Last October, I had an amazing wildlife adventure in Africa. I fell in love with the king of the beasts. We saw several prides of lions lazing in the shade–the biggest pride had three lionesses, and 10 cubs. What really struck me about the wild cats was their combination of laser-like focus and their ability to achieve total relaxation. Even though they spend most of their time resting – 22 hours per day to be exact – they were ready for action at a moment’s notice.
When lions relax, they truly relax. No muscle is tense. Their entire bodies seem to melt into the grass, with only the occasional flick of the tail to chase pesky flies away. Every now and again, the lions would turn onto their backs, stretching out their legs, before flopping back onto their sides. When lions relax, they seem to let go of everything. Can you?
Looking into a lion’s eyes, there doesn’t seem to be anything else going on than being present THIS moment of taking in the surrounding sounds, smells, sights. In a lion’s eyes, I can’t see any of the mental static that pollutes our brains much of the time. The lion didn’t ruminate about past events (like missing that gazelle last night), worrying about future events (wondering which pride the new lioness might select tomorrow), or mentally beating himself up about one thing or another. If the lion spent mental energy ruminating, the lion would not be present in the moment and might miss an opportunity for his next dinner or next dinner date. When we ruminate, these thoughts take us away from just being in this moment.
Try this out: Right now, simply feel your body sitting on your chair, experience the temperature around you, feel your feet on the ground, observe your breath flowing in and out of your lungs without you needing to do anything. Notice any sounds, take in the colors and shapes around you – all without judgment or interpretation. Feel yourself sinking into your body, becoming aware of any feelings or thoughts and allow them to float by like clouds in the sky. Isn’t there something peaceful about just being in this moment? As the observer, you stop being ‘sucked’ into your thoughts and emotions; instead, you connect to a deeper presence. This is mindfulness.

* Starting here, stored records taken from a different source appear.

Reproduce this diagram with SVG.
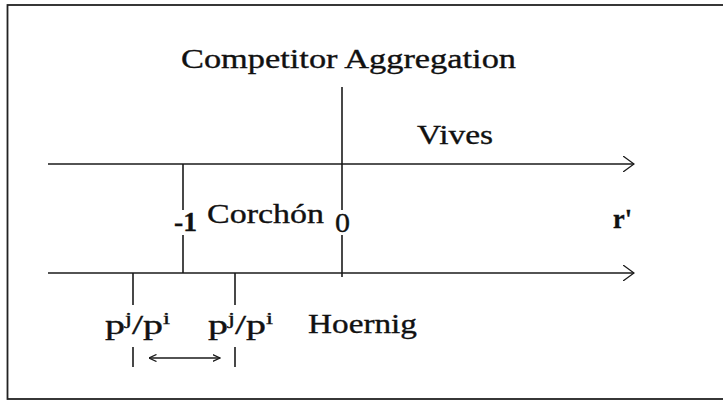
<svg xmlns="http://www.w3.org/2000/svg" width="723" height="401" viewBox="0 0 723 401">
<defs>
<style>
.ln{stroke:#1a1a1a;stroke-width:1.6;fill:none}
.hd{stroke:#1a1a1a;stroke-width:1.3;fill:none}
.t{font-family:"Liberation Serif","Times New Roman",serif;font-size:27px;fill:#111;stroke:#111;stroke-width:0.35}
.b{font-weight:bold}
.sup{font-size:17px}
</style>
<marker id="ah" viewBox="0 0 12 16" refX="11" refY="8" markerWidth="12" markerHeight="16" markerUnits="userSpaceOnUse" orient="auto-start-reverse">
<path d="M0,0 L11,8 L0,16" class="hd"/>
</marker>
<marker id="sh" viewBox="0 0 8 8" refX="7.5" refY="4" markerWidth="8" markerHeight="8" markerUnits="userSpaceOnUse" orient="auto-start-reverse">
<path d="M0,0.5 L7.5,4 L0,7.5" class="hd"/>
</marker>
</defs>
<rect width="723" height="401" fill="#fff"/>
<rect x="7.5" y="5" width="717" height="394" fill="none" stroke="#222" stroke-width="1.8"/>

<g id="connectors">
<line id="vives-axis" x1="48" y1="164" x2="634" y2="164" class="ln" marker-end="url(#ah)"/>
<line id="hoernig-axis" x1="48" y1="273" x2="634" y2="273" class="ln" marker-end="url(#ah)"/>
<line x1="342" y1="87" x2="342" y2="210" class="ln"/>
<line x1="342" y1="235" x2="342" y2="277" class="ln"/>
<line x1="183" y1="164" x2="183" y2="210" class="ln"/>
<line x1="183" y1="235" x2="183" y2="273" class="ln"/>
<line x1="133" y1="273" x2="133" y2="305" class="ln"/>
<line x1="133" y1="347" x2="133" y2="367" class="ln"/>
<line x1="235" y1="273" x2="235" y2="305" class="ln"/>
<line x1="235" y1="347" x2="235" y2="367" class="ln"/>
<line x1="149" y1="358" x2="220" y2="358" class="hd" marker-start="url(#sh)" marker-end="url(#sh)"/>
</g>

<g id="title"><text class="t" x="181" y="68" font-size="29" textLength="335" lengthAdjust="spacingAndGlyphs">Competitor Aggregation</text></g>
<g id="vives"><text class="t" x="417" y="144" textLength="76" lengthAdjust="spacingAndGlyphs">Vives</text></g>
<g id="corchon"><text class="t" x="207" y="223" textLength="117" lengthAdjust="spacingAndGlyphs">Corchón</text></g>
<g id="minus-one"><text class="t b" x="174" y="231" font-size="29" textLength="23" lengthAdjust="spacingAndGlyphs">-1</text></g>
<g id="zero"><text class="t" x="335" y="232" textLength="15" lengthAdjust="spacingAndGlyphs">0</text></g>
<g id="r-prime"><text class="t b" x="613" y="228" font-size="29" textLength="19" lengthAdjust="spacingAndGlyphs">r'</text></g>
<g id="ratio-1"><text class="t" x="105" y="334" font-size="30" textLength="65" lengthAdjust="spacingAndGlyphs">p<tspan class="sup" dy="-10">j</tspan><tspan dy="10">/p</tspan><tspan class="sup" dy="-10">i</tspan></text></g>
<g id="ratio-2"><text class="t" x="208" y="334" font-size="30" textLength="65" lengthAdjust="spacingAndGlyphs">p<tspan class="sup" dy="-10">j</tspan><tspan dy="10">/p</tspan><tspan class="sup" dy="-10">i</tspan></text></g>
<g id="hoernig"><text class="t" x="308" y="333" textLength="109" lengthAdjust="spacingAndGlyphs">Hoernig</text></g>
</svg>
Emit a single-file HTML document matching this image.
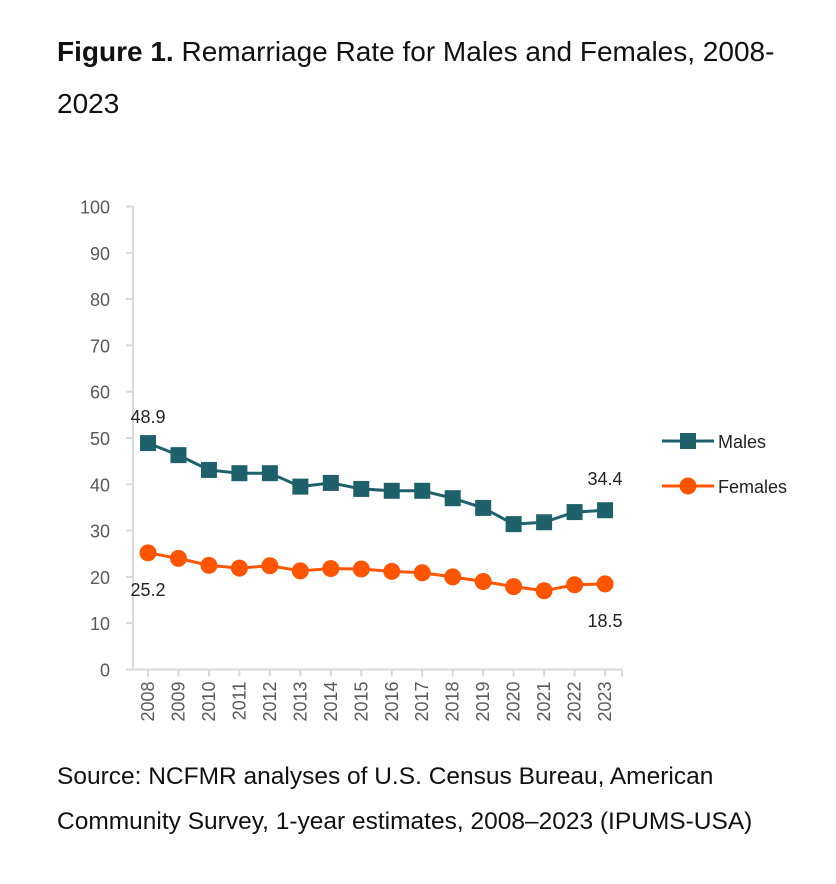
<!DOCTYPE html>
<html><head><meta charset="utf-8"><style>
body{margin:0;width:836px;height:884px;background:#fff;font-family:"Liberation Sans",sans-serif;color:#111;position:relative;overflow:hidden}
.title{position:absolute;left:57px;top:26px;width:790px;font-size:28px;line-height:52px;white-space:nowrap}
.src{position:absolute;left:57px;top:754px;font-size:24.5px;line-height:45px;width:790px;white-space:nowrap}
svg{position:absolute;left:0;top:0}
</style></head><body>
<div class="title"><b>Figure 1.</b> Remarriage Rate for Males and Females, 2008-<br>2023</div>
<svg id="c" width="836" height="884"></svg>
<div class="src">Source: NCFMR analyses of U.S. Census Bureau, American<br>Community Survey, 1-year estimates, 2008–2023 (IPUMS-USA)</div>
<script>
const years=[2008,2009,2010,2011,2012,2013,2014,2015,2016,2017,2018,2019,2020,2021,2022,2023];
const males=[48.9,46.3,43.1,42.4,42.4,39.5,40.3,39.0,38.6,38.6,37.0,34.9,31.4,31.8,34.0,34.4];
const females=[25.2,24.0,22.5,21.9,22.4,21.3,21.8,21.7,21.2,20.9,20.0,19.0,17.9,17.0,18.3,18.5];
const yTicks=[0,10,20,30,40,50,60,70,80,90,100];
const ns="http://www.w3.org/2000/svg",svg=document.getElementById('c');
const X=i=>148+i*30.47, Y=v=>669.5-v*4.63;
function mk(t,a,txt){const e=document.createElementNS(ns,t);for(const k in a)e.setAttribute(k,a[k]);if(txt!=null)e.textContent=txt;svg.appendChild(e);return e;}
let e;
e=mk('line',{x1:133,y1:Y(100),x2:133,y2:Y(0),stroke:'#d9d9d9','stroke-width':2});


e=mk('line',{x1:126,y1:Y(0),x2:622,y2:Y(0),stroke:'#d9d9d9','stroke-width':2});


yTicks.forEach(t=>{
 mk('line',{x1:126,y1:Y(t),x2:133,y2:Y(t),stroke:'#d9d9d9','stroke-width':2});
 e=mk('text',{x:110,y:Y(t)+7,'text-anchor':'end','font-size':18,fill:'#595959'},t);
 
 
});
years.forEach((y,i)=>{
 mk('line',{x1:X(i),y1:Y(0),x2:X(i),y2:Y(0)+7,stroke:'#d9d9d9','stroke-width':2});
 e=mk('text',{x:0,y:0,transform:`translate(${X(i)+6},${Y(0)+12}) rotate(-90)`,'text-anchor':'end','font-size':18,fill:'#595959'},y);
 
 
});
mk('line',{x1:622,y1:Y(0),x2:622,y2:Y(0)+7,stroke:'#d9d9d9','stroke-width':2});
e=mk('polyline',{points:males.map((v,i)=>X(i)+','+Y(v)).join(' '),fill:'none',stroke:'#1f616b','stroke-width':3});


e=mk('polyline',{points:females.map((v,i)=>X(i)+','+Y(v)).join(' '),fill:'none',stroke:'#ff5500','stroke-width':3});


males.forEach((v,i)=>{e=mk('rect',{x:X(i)-8,y:Y(v)-8,width:16,height:16,fill:'#1f616b'});
 
 });
females.forEach((v,i)=>{e=mk('circle',{cx:X(i),cy:Y(v),r:8.5,fill:'#ff5500'});
 
 });
const n=years.length-1;
e=mk('text',{x:X(0),y:Y(males[0])-20,'text-anchor':'middle','font-size':18,fill:'#222'},males[0].toFixed(1));


e=mk('text',{x:X(n),y:Y(males[n])-25,'text-anchor':'middle','font-size':18,fill:'#222'},males[n].toFixed(1));


e=mk('text',{x:X(0),y:Y(females[0])+43,'text-anchor':'middle','font-size':18,fill:'#222'},females[0].toFixed(1));


e=mk('text',{x:X(n),y:Y(females[n])+43,'text-anchor':'middle','font-size':18,fill:'#222'},females[n].toFixed(1));


mk('line',{x1:662,y1:441,x2:714,y2:441,stroke:'#1f616b','stroke-width':3});
mk('rect',{x:680,y:433,width:16,height:16,fill:'#1f616b'});
e=mk('text',{x:718,y:448,'font-size':18,fill:'#222'},'Males');


mk('line',{x1:662,y1:486,x2:714,y2:486,stroke:'#ff5500','stroke-width':3});
mk('circle',{cx:688,cy:486,r:8.5,fill:'#ff5500'});
e=mk('text',{x:718,y:493,'font-size':18,fill:'#222'},'Females');


</script>
</body></html>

How aware are you of your surroundings? Are you taking note of what is happening around you? Right now I am looking out the window noticing the evening colors on the red rocks right in front of us. If I had had my head buried in my laptop which I often have, I may not have noticed this exquisite beauty which only lasts for a few moments. How many times have I missed beauty right before my own eyes because I was absorbed in my own thoughts?
Mindfulness allows us to notice and appreciate more of what goes on within us, as well as in our environment. All these moments lead to a richer, more joyous experience of life.
I believe the lions’ “mindfulness” coupled with their incredible beauty gives them their amazing presence.